■ Directions: Copy out the lines of the records below, and only those lines, from the one with "Rebuild this chart" through the one with "plt.rcParams['font.family'] = ['Noto", exactly as they appear.

■ Data in this exercise:

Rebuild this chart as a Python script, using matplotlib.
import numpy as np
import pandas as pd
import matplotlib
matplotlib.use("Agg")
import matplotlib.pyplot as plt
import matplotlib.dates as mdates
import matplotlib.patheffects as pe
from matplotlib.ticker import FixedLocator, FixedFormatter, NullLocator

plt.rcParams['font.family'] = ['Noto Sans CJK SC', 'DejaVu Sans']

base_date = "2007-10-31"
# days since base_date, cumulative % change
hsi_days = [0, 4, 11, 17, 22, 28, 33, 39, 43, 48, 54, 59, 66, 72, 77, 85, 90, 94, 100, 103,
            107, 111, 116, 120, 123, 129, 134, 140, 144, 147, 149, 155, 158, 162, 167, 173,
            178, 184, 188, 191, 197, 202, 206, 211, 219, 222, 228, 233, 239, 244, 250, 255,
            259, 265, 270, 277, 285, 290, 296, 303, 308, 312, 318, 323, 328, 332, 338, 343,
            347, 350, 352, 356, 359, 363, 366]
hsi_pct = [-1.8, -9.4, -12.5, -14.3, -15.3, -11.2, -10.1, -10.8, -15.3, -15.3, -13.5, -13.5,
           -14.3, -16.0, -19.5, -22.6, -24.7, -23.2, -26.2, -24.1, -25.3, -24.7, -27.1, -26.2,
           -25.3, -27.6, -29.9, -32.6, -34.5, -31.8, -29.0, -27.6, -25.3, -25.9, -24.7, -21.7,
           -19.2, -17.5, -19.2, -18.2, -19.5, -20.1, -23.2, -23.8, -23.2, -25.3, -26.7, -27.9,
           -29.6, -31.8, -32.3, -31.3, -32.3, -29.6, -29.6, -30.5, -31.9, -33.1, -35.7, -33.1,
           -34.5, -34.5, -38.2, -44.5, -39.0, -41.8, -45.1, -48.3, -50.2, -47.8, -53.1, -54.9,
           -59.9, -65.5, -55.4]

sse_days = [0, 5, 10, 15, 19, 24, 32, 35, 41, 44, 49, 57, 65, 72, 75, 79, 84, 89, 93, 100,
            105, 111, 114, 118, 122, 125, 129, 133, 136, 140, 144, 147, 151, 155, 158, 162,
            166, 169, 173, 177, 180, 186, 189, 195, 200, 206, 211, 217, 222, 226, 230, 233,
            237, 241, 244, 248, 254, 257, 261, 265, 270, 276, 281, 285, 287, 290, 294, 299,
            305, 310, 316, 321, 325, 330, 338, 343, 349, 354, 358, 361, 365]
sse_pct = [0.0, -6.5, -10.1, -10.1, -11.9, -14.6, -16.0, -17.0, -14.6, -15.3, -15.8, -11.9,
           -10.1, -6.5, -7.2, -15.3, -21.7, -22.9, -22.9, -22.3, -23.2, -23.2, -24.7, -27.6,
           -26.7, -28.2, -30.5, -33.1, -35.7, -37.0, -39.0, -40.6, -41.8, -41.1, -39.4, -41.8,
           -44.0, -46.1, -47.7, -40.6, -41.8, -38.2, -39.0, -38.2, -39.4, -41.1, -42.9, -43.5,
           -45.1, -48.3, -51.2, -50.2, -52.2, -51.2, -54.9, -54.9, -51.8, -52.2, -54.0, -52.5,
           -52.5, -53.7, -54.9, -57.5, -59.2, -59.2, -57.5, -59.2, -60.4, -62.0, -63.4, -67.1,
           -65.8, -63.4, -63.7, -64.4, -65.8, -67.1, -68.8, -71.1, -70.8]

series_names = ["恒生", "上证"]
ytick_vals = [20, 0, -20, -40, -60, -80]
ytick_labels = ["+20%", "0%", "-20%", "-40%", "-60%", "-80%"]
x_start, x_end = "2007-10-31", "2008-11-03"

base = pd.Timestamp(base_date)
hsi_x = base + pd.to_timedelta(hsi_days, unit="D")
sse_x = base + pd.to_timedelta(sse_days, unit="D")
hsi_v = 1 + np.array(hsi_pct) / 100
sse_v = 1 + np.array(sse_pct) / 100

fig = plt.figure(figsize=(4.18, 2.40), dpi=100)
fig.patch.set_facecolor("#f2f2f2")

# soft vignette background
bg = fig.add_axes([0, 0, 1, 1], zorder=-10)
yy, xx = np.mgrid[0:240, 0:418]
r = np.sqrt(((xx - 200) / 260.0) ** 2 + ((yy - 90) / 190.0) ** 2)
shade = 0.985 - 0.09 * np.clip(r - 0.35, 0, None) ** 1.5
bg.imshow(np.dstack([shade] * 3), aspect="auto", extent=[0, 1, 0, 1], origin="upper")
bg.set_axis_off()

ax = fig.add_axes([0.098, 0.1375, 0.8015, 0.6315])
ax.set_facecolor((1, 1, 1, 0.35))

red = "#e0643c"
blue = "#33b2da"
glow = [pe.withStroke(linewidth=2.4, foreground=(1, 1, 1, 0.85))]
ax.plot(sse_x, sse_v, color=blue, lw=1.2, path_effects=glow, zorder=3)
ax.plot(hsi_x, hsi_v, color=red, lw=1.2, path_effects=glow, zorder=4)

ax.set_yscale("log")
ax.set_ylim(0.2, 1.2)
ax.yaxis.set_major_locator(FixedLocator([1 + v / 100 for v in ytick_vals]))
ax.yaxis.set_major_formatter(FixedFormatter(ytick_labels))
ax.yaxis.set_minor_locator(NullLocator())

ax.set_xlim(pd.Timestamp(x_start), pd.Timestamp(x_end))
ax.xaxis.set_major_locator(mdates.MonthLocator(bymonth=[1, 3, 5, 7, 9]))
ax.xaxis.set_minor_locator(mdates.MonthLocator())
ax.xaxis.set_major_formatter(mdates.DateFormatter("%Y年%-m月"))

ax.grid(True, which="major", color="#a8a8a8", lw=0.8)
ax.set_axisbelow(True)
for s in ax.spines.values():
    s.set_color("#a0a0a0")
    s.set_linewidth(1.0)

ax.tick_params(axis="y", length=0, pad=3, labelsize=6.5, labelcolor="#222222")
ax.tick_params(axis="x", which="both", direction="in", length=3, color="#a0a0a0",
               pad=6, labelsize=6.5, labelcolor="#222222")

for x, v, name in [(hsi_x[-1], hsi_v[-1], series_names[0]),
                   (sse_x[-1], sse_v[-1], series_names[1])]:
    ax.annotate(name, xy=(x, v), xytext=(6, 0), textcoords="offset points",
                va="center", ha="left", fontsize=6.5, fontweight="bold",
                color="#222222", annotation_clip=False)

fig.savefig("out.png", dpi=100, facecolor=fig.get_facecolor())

* * *

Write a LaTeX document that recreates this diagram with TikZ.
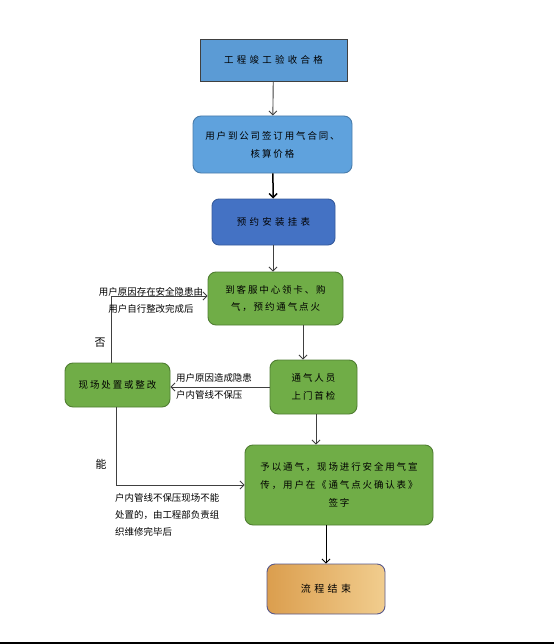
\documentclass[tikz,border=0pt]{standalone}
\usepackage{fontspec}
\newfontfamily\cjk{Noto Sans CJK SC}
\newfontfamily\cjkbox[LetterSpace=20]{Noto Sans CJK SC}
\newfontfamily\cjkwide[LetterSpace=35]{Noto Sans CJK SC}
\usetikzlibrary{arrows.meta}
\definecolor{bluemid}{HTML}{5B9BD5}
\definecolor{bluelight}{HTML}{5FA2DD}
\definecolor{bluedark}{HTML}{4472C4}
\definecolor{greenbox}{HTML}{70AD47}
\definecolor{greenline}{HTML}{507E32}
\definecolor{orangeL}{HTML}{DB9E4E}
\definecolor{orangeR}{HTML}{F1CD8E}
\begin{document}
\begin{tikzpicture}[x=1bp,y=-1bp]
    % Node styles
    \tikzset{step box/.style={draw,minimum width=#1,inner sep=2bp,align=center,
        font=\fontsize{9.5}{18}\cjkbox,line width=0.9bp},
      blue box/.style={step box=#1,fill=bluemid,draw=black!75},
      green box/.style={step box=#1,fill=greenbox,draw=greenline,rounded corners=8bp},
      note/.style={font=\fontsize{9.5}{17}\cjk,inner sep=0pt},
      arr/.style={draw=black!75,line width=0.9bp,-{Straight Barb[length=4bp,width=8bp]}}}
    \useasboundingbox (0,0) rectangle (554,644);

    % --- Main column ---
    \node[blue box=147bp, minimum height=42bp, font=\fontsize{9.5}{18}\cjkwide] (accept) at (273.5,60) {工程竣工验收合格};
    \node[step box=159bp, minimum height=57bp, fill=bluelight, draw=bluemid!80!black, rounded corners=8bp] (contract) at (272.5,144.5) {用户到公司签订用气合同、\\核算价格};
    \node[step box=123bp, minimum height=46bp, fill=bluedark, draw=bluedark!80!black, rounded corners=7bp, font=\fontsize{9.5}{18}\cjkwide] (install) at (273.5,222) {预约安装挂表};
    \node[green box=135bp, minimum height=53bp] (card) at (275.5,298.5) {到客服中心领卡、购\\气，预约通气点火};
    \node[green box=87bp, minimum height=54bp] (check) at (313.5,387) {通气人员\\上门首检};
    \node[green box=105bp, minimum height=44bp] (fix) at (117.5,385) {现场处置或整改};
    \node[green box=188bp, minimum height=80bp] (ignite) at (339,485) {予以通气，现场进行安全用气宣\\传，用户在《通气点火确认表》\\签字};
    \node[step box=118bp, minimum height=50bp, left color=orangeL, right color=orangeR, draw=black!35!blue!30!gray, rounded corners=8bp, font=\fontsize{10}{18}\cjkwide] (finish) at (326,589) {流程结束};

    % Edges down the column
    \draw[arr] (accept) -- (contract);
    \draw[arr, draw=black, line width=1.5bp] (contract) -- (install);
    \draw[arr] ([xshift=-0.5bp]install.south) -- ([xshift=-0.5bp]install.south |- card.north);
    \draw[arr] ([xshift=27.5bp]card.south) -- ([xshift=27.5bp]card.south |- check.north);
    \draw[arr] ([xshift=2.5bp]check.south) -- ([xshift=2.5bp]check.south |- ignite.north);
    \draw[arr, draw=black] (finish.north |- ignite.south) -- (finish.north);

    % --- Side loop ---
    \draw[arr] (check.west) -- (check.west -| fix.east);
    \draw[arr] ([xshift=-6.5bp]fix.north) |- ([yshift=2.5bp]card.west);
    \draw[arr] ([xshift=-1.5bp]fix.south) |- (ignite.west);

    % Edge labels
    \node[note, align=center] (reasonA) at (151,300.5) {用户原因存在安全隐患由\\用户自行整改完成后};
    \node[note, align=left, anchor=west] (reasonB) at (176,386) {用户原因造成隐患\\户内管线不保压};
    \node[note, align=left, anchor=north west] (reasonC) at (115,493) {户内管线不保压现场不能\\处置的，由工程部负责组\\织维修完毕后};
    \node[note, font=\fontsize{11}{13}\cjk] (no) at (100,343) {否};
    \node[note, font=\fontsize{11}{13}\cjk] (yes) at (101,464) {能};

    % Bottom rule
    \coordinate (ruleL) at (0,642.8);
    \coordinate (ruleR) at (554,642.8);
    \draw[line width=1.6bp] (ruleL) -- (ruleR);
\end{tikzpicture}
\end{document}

■ Worked answer:
Rebuild this chart as a Python script, using matplotlib.
import numpy as np
import pandas as pd
import matplotlib
matplotlib.use("Agg")
import matplotlib.pyplot as plt
import matplotlib.dates as mdates
import matplotlib.patheffects as pe
from matplotlib.ticker import FixedLocator, FixedFormatter, NullLocator

plt.rcParams['font.family'] = ['Noto Sans CJK SC', 'DejaVu Sans']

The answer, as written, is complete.